* _Stated task_: Starting at the first line of the data, please print exactly those lines through the one that holds "from matplotlib.patches import", omitting every picture.

* _Data segment_:
-------------------------
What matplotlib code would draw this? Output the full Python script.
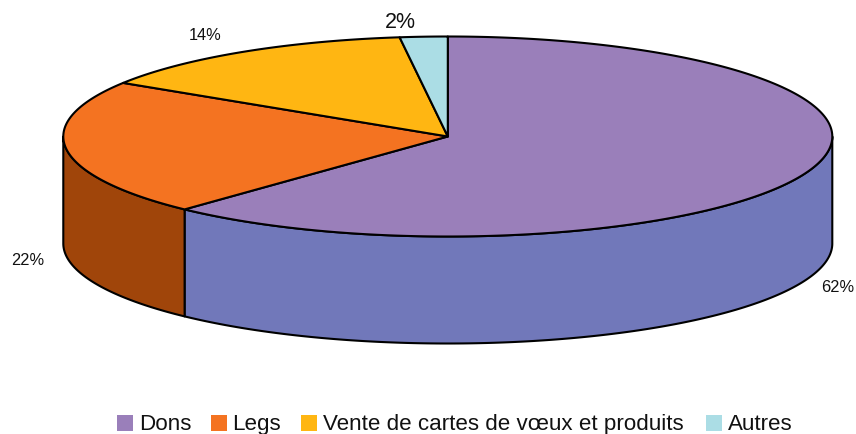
import numpy as np
import matplotlib
matplotlib.use("Agg")
import matplotlib.pyplot as plt
from matplotlib.patches import Polygon, Rectangle

categories = ["Dons", "Legs", "Vente de cartes de vœux et produits", "Autres"]
values = [62, 22, 14, 2]
labels = ["62%", "22%", "14%", "2%"]
top_colors = ["#9A7FBA", "#F47321", "#FFB612", "#ABDDE5"]
side_colors = ["#7178BA", "#A0450A", "#FFB612", "#ABDDE5"]

plt.rcParams['font.family'] = ['Liberation Sans', 'DejaVu Sans']
W, H = 856, 435
fig = plt.figure(figsize=(W/100, H/100), dpi=100)
ax = fig.add_axes([0, 0, 1, 1])
ax.set_xlim(0, W); ax.set_ylim(H, 0); ax.axis("off")

cx, cy, rx, ry, depth = 447.8, 137.5, 384.5, 100, 107
def pt(a):
    return cx + rx*np.sin(a), cy - ry*np.cos(a)

edges = np.cumsum([0] + values) / sum(values) * 2*np.pi
for i in range(len(values)):
    a0, a1 = edges[i], edges[i+1]
    lo, hi = max(a0, np.pi/2), min(a1, 3*np.pi/2)
    if lo < hi:
        t = np.linspace(lo, hi, 200)
        x, y = pt(t)
        xs = np.r_[x, x[::-1]]
        ys = np.r_[y, y[::-1] + depth]
        ax.add_patch(Polygon(np.c_[xs, ys], closed=True, fc=side_colors[i], ec="black", lw=1.5, joinstyle="round"))
for i in range(len(values)):
    t = np.linspace(edges[i], edges[i+1], 300)
    x, y = pt(t)
    ax.add_patch(Polygon(np.c_[np.r_[cx, x], np.r_[cy, y]], closed=True, fc=top_colors[i], ec="black", lw=1.5, joinstyle="round"))

ax.text(838, 288, labels[0], ha="center", va="center", fontsize=11.8, color="#111111")
ax.text(28, 261, labels[1], ha="center", va="center", fontsize=11.8, color="#111111")
ax.text(205.5, 36, labels[2], ha="center", va="center", fontsize=11.8, color="#111111")
ax.text(400, 22, labels[3], ha="center", va="center", fontsize=15.5, color="#111111")

box_x = [117, 211, 301, 706]
text_x = [139, 232, 323, 728]
for bx, tx, c, n in zip(box_x, text_x, top_colors, categories):
    ax.add_patch(Rectangle((bx, 416), 16, 16, fc=c, ec="none"))
    ax.text(tx, 430, n, ha="left", va="baseline", fontsize=16.1, color="#111111")

fig.savefig("out.png", dpi=100)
-------------------------
* _Worked solution_:
What matplotlib code would draw this? Output the full Python script.
import numpy as np
import matplotlib
matplotlib.use("Agg")
import matplotlib.pyplot as plt
from matplotlib.patches import Polygon, Rectangle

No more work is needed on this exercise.